I was now slightly less ignorant about bones. But perhaps most importantly, I had learned something about the power of curiosity in action.
Experience is the spark of all knowledge bonfires: What I find interesting usually determines what I consume. This is a terrible way to approach knowledge. Pretty much the equivalent of putting blinkers on your mind. My son’s injury on the other hand taught me about the delightful serendipity of letting your curiosity be guided by experience. In his critique of traditional education, John Dewey laments the way children are taught by segregating knowledge from real-world experience. Any field of study, whether history, geography or natural sciences “must be derived from materials which at the outset fall within the scope of ordinary life-experience”, he argued. Our daily experience with these fields of knowledge, be it the use of electrical appliances or the consumption of food, are as many opportunities to learn.
Ignorance is underrated: In a society where expertise is so highly valued, we have somewhat lost the art of celebrating ignorance. It is possible to go through life and confidently delegate all knowledge to doctors, psychologists, mechanics, gardeners and artists. It would have been fine to just go home with the doctor’s loose instructions to keep my two year old’s arm in a sling for the next four weeks. But I would have missed out on something. “Shoshin” is a Zen Buddhism concept meaning “beginner’s mind” or the dilettante's ability to approach an unknown subject with openness. There’s an intrinsic value in exploring areas we know nothing about. Not for the purpose of amassing more knowledge but because it is in those virgin lands that the mind is most free of biases and preconceptions.
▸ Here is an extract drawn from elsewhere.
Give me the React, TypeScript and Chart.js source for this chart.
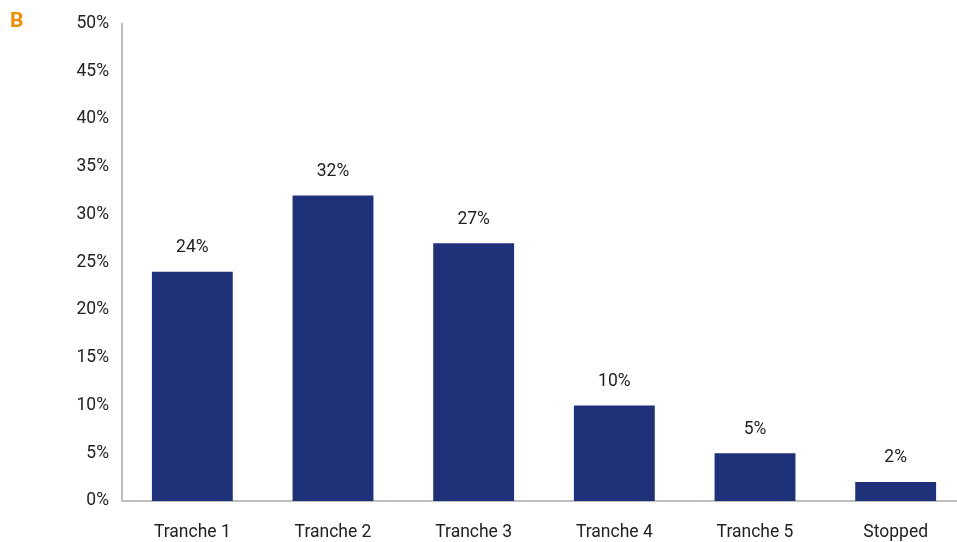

Curiosity is a state of mind: There is a plethora of articles on the internet about how to be more curious. The bucket list usually includes asking more questions, listening better and reading across a wide range of topics. These might be positive effects of curiosity but they’re not getting to its essence. Curiosity cannot simply be reduced to a skill that can be mastered by following a series of steps. It is the state of our mind when it is fully consumed by the external world instead of by itself. Curiosity is when we leave the comfort of our inner thoughts and experience the realization that all knowledge is connected. It’s as powerful as it is fleeting.
On Friday, our nanny pointed at my son and said “he’s scratching his shoulder, it means the bone is healing”. I had no idea how the two could be related, I smiled and thought to myself, that’s truly amazing.